Гораздо позже, уже в конце 80-х годов, мы с мамой прочитали воспоминания Анастасии Цветаевой и там нашли то же самое — на первых публичных выступлениях Марина Цветаева декламировала стихи вдвоем с младшей сестрой. Мемуаристка не объясняет — почему они так делали, только повторяет на все лады, что у них были похожие голоса, что их путали, что они были как близнецы, и прочее. Возможно, все так и было, но это мало о чем говорит. Зато мама знала истинную причину этой уловки, довольно остроумной и удачной. Заключалась она в плохой дикции Марины Ивановны. Если человек в обычной речи вместо "будет" выговаривает нечто похожее на "модет", вместо "попасть" — почти "момасть", то это одно, а если он так выступает со сцены, то — другое. Тут требовалось найти выход, исправить положение и сделать так, чтобы стихи, читанные автором с нечеткой дикцией, воспринимались слушателями. Этому-то и способствовало чтение дуэтом, при котором Ася своим чеканным и звонким сопрано исправляла положение. Кстати, этим же объясняется и Маринина манера декламации — очень простая, не актерская, которая закрепилась в ней и в будущем. Она прежде всего плотно работала над доходчивостью звучащего текста, а уж расстановку акцентов и трактовку смыслов оставляла слушателям, что делало их ее соавторами и не могло не нравиться.

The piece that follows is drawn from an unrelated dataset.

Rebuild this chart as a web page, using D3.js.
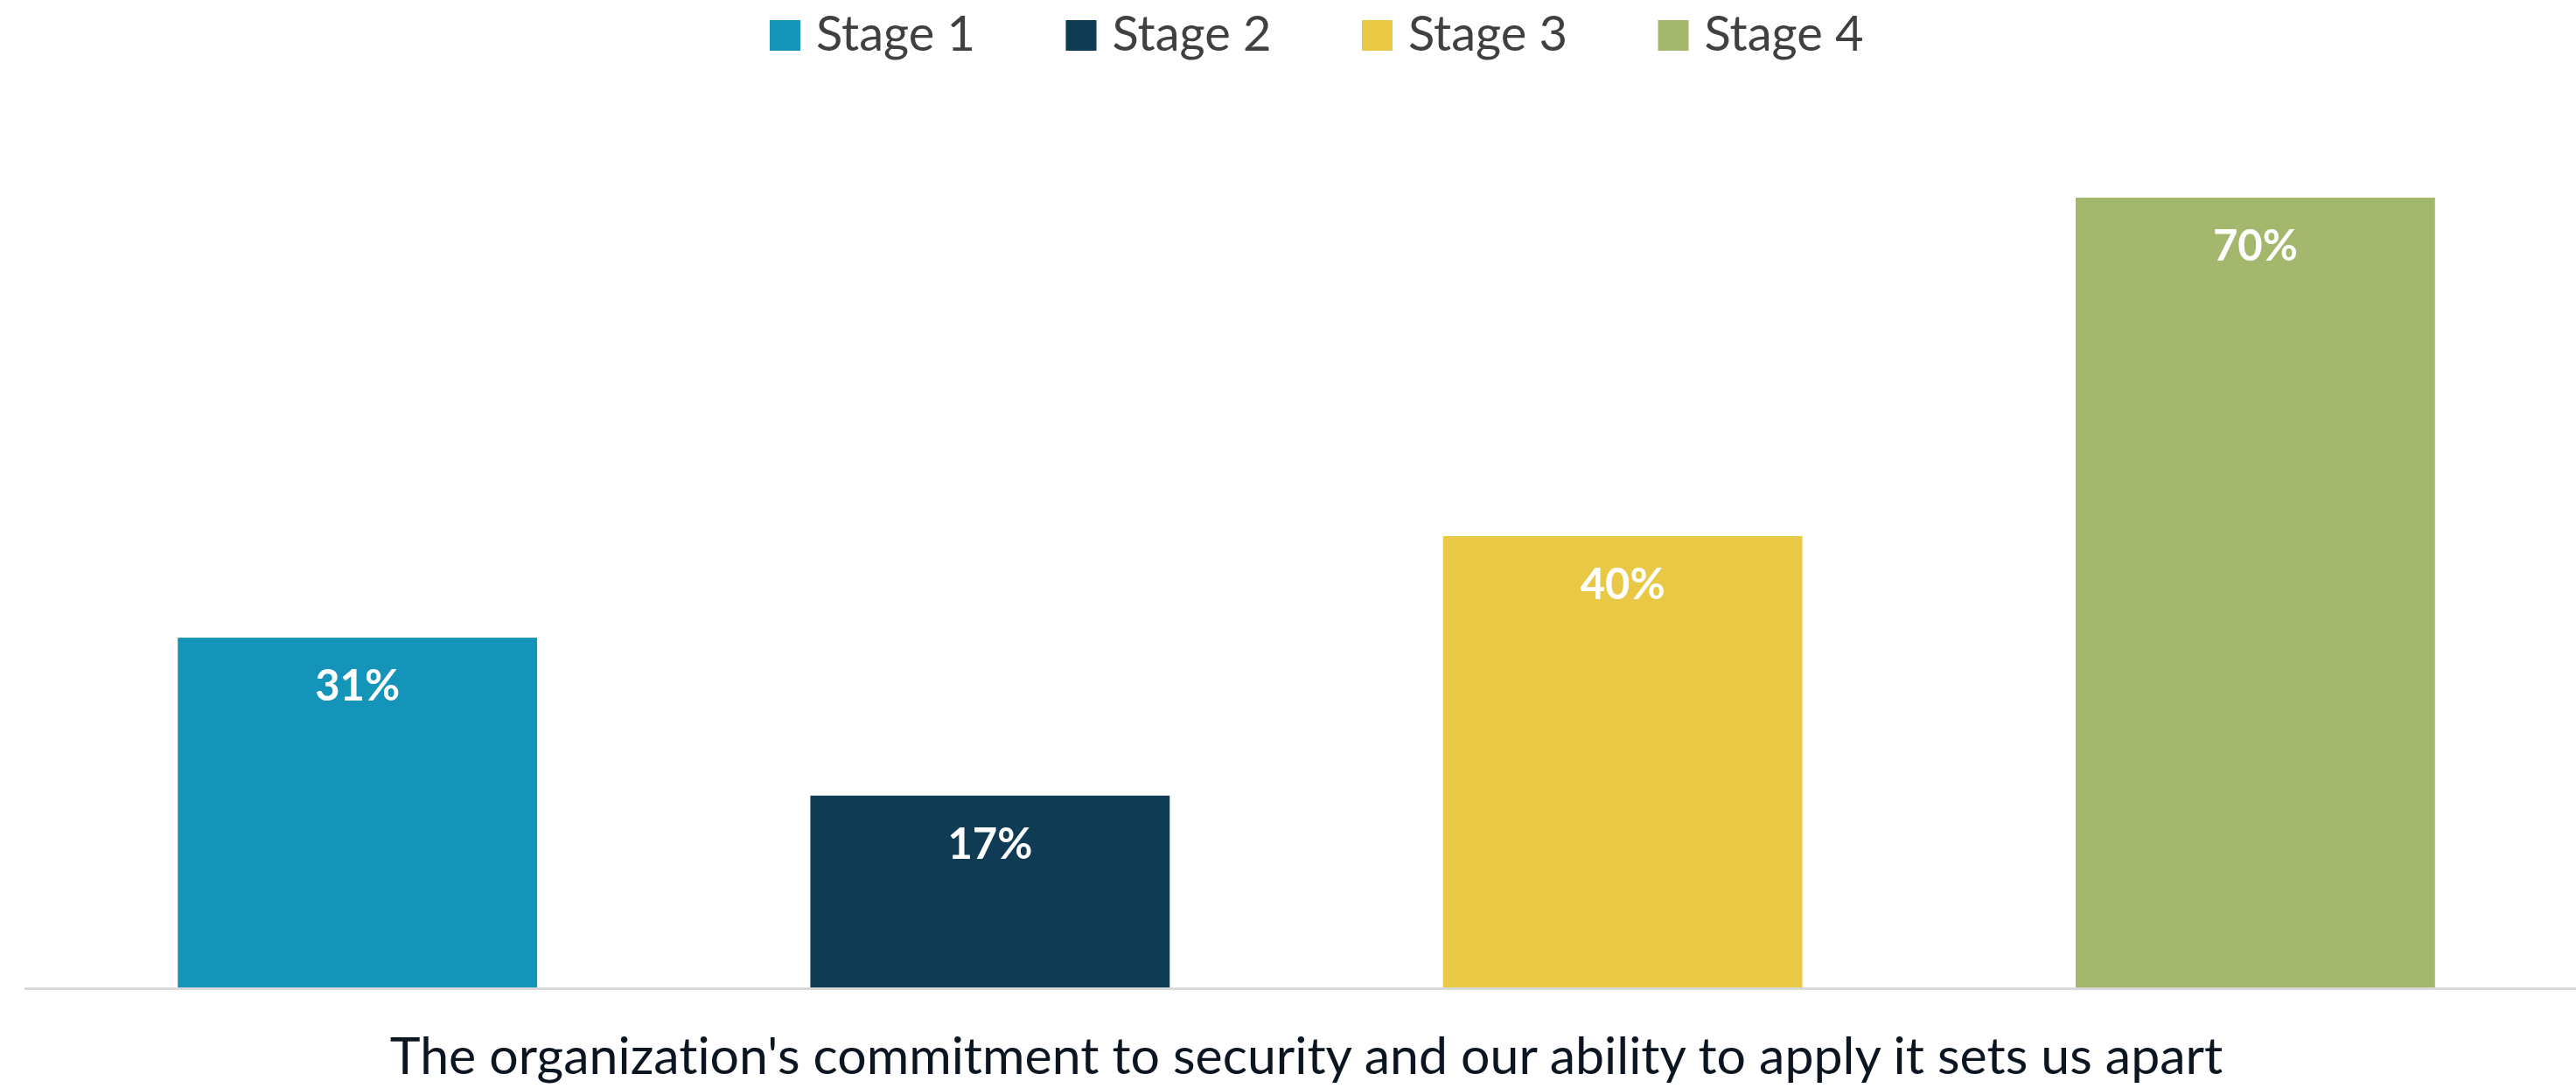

— Очень разумное решение, неожиданное, оригинальное! — мне и в самом деле так казалось, и я до сих пор так думаю. — Интересно, кто был автором этой замечательной идеи?

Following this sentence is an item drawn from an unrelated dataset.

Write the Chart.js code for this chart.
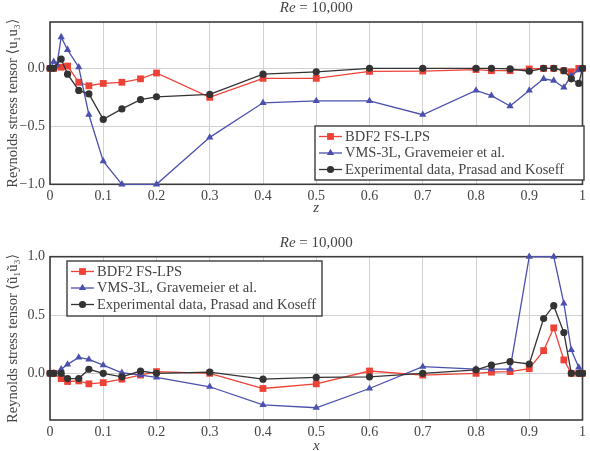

— Теперь никто не скажет. А насчет одинаковости голосов… думаю, это легенда, — говорила мама. — Я много раз слышала выступления Анастасии Ивановны, как она декламировала стихи и могу сказать, что их голоса разнились. У Марины Ивановны голос был альтового тембра, простоват интонационно, глуховат и не богат модуляциями. Его интонационная доминанта — насмешливость, даже язвительность, поначалу это повергало в ступор, только потом приходило понимание, что такова ее особенность вообще — она ко всему относилась скептически, свысока, слишком критически, поэтому и говорила ехидно, желчно. Фразы строила короткие, произносила их тихо, почти невнятно, говорила отрывисто, что походило на отдельные выкрики, словно на длинные предложения ей не хватало дыхания. Так птички чирикают, так дети на уроке из баловства передразнивают учителя, так огрызаются от родительских нотаций. Можно сказать, что она никогда не участвовала в диалогах, как мы себе это представляем, любая полемика с ее участием вырождалась в монолог оппонента, а она лишь бросала въедливые реплики как сторонний наблюдатель, но ощутимо хлесткие, бьющие наотмашь, без жалости. По сути это было невыносимо. Когда же говорила долго, что-то рассказывала или высказывалась, то тут надо было слушать внимательно — ее речь приобретала пунктирность не только по форме, но и по смыслу. О многом надо было догадаться, много понять без слов. В споре способна была повысить голос, и тогда он становился властным, холодно звенел металлом.